WRITTEN REQUEST: Reproduce, word for word, the span of lines starting at the line holding "Convert this chart to Apache ECharts code." and ending at the line holding "0.32, 0.28, 0.40]". Omit every picture.

TASK INPUTS:
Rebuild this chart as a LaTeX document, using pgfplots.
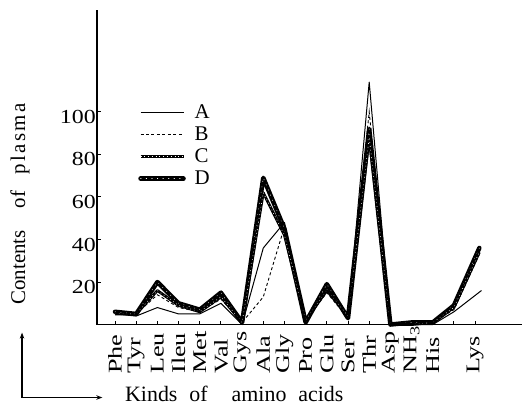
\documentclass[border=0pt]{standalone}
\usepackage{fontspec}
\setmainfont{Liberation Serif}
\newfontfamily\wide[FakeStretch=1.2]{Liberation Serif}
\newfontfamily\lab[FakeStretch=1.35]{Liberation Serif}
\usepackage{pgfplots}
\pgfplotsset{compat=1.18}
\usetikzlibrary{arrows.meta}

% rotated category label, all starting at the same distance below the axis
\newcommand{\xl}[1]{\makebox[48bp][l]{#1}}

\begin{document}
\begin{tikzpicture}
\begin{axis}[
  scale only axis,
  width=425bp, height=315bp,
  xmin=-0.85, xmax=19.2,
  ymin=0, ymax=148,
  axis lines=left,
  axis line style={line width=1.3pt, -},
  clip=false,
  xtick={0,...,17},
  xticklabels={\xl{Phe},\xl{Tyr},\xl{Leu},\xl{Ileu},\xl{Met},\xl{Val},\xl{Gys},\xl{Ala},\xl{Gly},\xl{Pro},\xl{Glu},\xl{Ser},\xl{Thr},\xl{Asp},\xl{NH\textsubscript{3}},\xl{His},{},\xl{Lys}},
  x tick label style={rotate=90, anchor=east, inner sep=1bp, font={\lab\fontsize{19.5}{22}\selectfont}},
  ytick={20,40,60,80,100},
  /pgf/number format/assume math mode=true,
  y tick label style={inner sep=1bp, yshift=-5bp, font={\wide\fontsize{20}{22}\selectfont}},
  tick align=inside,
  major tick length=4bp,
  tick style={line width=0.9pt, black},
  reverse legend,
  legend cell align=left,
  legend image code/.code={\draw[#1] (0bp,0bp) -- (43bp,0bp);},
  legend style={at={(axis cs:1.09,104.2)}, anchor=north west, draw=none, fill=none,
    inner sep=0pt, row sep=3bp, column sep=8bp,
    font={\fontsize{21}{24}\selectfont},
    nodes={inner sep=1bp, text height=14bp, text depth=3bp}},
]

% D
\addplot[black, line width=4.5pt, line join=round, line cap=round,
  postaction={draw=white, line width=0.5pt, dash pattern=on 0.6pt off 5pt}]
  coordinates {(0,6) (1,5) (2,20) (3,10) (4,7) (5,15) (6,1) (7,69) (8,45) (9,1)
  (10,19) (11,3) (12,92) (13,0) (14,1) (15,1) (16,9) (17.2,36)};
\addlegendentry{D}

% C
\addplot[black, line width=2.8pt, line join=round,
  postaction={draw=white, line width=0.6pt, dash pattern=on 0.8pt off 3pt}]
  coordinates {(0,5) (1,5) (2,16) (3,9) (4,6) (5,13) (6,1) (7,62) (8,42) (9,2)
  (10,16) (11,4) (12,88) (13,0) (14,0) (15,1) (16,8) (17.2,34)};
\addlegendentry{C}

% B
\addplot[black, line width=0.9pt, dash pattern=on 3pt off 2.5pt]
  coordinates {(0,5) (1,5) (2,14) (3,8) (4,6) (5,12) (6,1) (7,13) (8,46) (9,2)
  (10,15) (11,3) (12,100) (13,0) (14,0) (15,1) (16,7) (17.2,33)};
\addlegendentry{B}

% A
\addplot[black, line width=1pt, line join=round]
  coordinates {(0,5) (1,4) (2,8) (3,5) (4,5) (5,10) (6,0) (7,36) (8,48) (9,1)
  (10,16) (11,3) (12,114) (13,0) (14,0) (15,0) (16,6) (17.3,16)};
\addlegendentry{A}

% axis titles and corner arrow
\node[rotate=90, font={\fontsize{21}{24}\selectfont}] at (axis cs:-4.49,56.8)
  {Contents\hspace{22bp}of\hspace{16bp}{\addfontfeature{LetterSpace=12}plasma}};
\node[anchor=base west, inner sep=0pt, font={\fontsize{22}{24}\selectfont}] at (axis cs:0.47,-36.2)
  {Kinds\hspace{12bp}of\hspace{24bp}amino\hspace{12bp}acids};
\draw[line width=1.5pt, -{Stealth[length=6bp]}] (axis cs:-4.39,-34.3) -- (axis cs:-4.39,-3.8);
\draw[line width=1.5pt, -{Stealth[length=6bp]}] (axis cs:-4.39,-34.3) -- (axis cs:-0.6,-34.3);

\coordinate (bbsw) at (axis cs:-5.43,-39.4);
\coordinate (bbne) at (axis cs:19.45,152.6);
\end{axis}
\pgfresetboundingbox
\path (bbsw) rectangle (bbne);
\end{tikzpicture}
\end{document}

==

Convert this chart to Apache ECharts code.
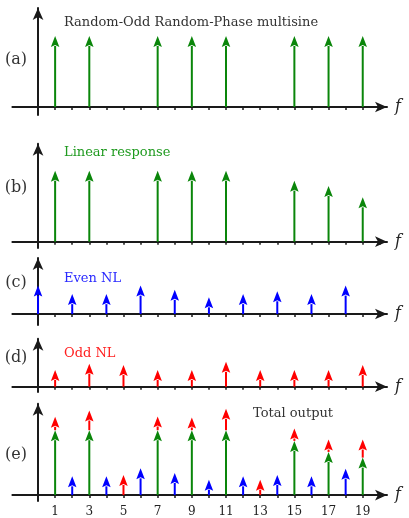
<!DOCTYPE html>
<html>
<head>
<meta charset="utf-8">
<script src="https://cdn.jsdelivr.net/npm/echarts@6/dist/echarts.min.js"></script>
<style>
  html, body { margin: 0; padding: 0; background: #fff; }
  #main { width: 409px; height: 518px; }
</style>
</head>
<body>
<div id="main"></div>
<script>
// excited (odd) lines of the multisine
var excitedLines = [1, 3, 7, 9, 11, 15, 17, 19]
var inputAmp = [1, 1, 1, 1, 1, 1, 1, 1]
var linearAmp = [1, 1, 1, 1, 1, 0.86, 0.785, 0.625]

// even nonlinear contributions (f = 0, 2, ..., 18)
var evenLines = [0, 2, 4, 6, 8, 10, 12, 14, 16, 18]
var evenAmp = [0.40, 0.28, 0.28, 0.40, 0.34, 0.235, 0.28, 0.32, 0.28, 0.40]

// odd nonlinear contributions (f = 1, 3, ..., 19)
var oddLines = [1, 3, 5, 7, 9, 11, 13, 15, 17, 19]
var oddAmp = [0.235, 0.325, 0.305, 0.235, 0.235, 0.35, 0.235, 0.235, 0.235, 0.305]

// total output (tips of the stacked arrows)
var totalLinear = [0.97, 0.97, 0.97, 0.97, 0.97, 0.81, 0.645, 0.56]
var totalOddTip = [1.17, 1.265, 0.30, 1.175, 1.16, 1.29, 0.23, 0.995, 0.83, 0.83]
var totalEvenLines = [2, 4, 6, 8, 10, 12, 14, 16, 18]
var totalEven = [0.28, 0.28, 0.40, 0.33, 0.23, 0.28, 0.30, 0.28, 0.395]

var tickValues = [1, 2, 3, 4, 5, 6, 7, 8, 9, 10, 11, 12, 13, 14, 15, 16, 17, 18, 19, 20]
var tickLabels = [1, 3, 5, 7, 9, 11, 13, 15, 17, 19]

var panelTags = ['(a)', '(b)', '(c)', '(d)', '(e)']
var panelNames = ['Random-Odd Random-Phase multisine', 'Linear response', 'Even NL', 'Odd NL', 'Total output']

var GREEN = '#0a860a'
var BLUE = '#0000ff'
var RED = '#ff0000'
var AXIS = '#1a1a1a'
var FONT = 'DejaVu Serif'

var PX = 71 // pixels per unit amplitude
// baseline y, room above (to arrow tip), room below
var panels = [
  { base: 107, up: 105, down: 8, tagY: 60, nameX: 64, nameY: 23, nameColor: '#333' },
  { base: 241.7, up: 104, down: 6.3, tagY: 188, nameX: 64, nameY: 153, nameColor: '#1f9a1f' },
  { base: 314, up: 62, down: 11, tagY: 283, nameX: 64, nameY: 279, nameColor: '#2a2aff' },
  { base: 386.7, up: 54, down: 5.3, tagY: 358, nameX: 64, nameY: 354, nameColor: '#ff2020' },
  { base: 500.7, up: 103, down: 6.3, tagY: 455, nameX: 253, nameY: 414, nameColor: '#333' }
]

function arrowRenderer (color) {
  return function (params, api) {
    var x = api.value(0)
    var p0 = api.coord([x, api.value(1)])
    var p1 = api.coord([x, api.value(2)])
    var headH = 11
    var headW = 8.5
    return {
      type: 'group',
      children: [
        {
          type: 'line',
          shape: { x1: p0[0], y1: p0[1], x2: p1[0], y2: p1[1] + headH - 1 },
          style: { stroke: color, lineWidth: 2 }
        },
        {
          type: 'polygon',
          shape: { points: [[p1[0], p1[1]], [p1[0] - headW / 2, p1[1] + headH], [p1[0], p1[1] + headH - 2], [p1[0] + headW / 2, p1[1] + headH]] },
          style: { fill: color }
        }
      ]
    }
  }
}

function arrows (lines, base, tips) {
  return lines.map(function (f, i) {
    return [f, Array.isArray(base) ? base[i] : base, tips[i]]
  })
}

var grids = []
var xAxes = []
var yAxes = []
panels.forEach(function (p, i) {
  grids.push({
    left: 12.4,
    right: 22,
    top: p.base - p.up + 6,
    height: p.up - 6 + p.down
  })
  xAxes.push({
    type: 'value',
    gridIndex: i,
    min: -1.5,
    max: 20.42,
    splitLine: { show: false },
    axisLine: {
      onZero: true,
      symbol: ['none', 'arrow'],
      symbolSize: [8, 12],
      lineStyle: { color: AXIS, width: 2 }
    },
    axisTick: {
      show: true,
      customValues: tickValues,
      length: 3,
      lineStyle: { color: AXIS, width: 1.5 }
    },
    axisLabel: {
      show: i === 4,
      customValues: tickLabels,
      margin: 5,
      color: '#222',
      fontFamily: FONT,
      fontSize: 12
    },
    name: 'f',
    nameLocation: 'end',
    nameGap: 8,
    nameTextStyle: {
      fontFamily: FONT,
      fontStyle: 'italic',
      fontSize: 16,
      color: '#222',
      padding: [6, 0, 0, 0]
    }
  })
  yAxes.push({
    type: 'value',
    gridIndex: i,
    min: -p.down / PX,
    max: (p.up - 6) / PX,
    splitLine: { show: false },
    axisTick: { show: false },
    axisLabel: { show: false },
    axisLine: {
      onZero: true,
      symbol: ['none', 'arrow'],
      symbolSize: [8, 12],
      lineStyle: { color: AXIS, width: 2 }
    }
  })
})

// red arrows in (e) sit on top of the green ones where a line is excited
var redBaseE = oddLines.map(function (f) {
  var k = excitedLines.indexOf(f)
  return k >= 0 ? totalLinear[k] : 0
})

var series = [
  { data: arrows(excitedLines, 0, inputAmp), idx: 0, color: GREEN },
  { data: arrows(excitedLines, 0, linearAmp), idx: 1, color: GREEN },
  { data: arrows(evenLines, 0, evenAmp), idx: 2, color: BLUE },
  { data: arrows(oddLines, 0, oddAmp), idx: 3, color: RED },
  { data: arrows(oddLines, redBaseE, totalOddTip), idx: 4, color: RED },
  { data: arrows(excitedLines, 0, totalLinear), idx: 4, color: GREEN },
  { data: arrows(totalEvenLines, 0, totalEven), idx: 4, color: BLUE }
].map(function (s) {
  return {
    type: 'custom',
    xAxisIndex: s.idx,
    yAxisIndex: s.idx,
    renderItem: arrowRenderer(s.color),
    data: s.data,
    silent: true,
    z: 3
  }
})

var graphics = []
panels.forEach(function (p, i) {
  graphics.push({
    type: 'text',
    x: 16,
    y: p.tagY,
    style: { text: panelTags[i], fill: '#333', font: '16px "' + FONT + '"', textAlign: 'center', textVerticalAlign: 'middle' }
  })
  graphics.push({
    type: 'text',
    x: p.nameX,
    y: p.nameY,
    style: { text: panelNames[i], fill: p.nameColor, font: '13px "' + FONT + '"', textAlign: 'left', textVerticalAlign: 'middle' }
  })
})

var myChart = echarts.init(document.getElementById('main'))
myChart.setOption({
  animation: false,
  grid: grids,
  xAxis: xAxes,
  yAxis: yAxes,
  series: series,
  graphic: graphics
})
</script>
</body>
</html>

---

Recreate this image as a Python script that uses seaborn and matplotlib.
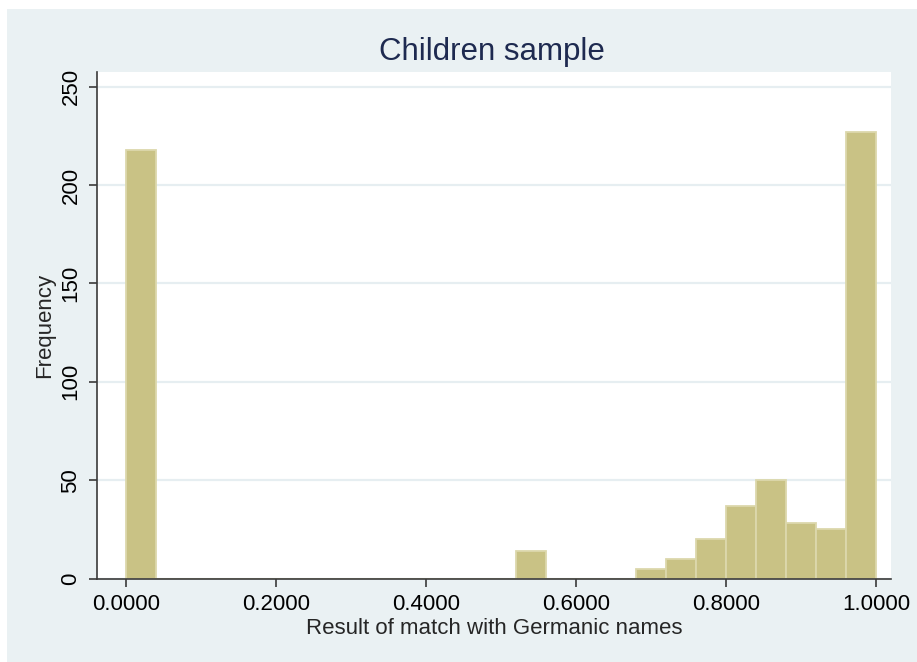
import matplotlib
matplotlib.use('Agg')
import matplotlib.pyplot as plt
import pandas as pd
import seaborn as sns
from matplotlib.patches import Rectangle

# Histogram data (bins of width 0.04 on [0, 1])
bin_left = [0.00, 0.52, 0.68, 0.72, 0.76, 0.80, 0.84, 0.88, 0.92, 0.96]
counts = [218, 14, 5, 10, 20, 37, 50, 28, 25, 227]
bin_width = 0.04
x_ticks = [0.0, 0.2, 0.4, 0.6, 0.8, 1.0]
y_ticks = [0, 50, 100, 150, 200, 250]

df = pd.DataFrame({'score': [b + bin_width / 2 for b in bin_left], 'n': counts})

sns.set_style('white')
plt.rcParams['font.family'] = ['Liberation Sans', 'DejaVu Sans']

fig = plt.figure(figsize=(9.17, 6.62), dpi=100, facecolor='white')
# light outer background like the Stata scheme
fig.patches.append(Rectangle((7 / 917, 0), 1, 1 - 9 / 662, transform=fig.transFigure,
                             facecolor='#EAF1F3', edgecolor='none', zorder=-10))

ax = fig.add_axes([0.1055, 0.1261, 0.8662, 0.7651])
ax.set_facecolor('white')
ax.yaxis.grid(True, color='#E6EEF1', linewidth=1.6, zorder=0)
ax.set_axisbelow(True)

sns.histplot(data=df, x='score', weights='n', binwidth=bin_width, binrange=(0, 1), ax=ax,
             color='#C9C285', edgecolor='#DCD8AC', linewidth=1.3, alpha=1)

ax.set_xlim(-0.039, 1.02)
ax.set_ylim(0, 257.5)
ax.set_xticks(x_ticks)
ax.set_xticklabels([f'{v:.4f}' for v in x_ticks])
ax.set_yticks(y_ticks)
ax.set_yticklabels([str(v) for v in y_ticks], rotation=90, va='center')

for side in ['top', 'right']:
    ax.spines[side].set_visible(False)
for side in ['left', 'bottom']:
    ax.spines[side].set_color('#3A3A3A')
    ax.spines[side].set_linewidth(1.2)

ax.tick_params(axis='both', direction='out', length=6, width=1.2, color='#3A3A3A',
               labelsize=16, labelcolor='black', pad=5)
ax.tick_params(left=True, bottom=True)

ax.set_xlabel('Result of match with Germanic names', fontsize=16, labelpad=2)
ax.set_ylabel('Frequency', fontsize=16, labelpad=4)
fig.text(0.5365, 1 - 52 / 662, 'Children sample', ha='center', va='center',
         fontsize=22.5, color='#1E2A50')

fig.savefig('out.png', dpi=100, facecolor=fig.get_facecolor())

EXERCISE OUTPUT:
Convert this chart to Apache ECharts code.
<!DOCTYPE html>
<html>
<head>
<meta charset="utf-8">
<script src="https://cdn.jsdelivr.net/npm/echarts@6/dist/echarts.min.js"></script>
<style>
  html, body { margin: 0; padding: 0; background: #fff; }
  #main { width: 409px; height: 518px; }
</style>
</head>
<body>
<div id="main"></div>
<script>
// excited (odd) lines of the multisine
var excitedLines = [1, 3, 7, 9, 11, 15, 17, 19]
var inputAmp = [1, 1, 1, 1, 1, 1, 1, 1]
var linearAmp = [1, 1, 1, 1, 1, 0.86, 0.785, 0.625]

// even nonlinear contributions (f = 0, 2, ..., 18)
var evenLines = [0, 2, 4, 6, 8, 10, 12, 14, 16, 18]
var evenAmp = [0.40, 0.28, 0.28, 0.40, 0.34, 0.235, 0.28, 0.32, 0.28, 0.40]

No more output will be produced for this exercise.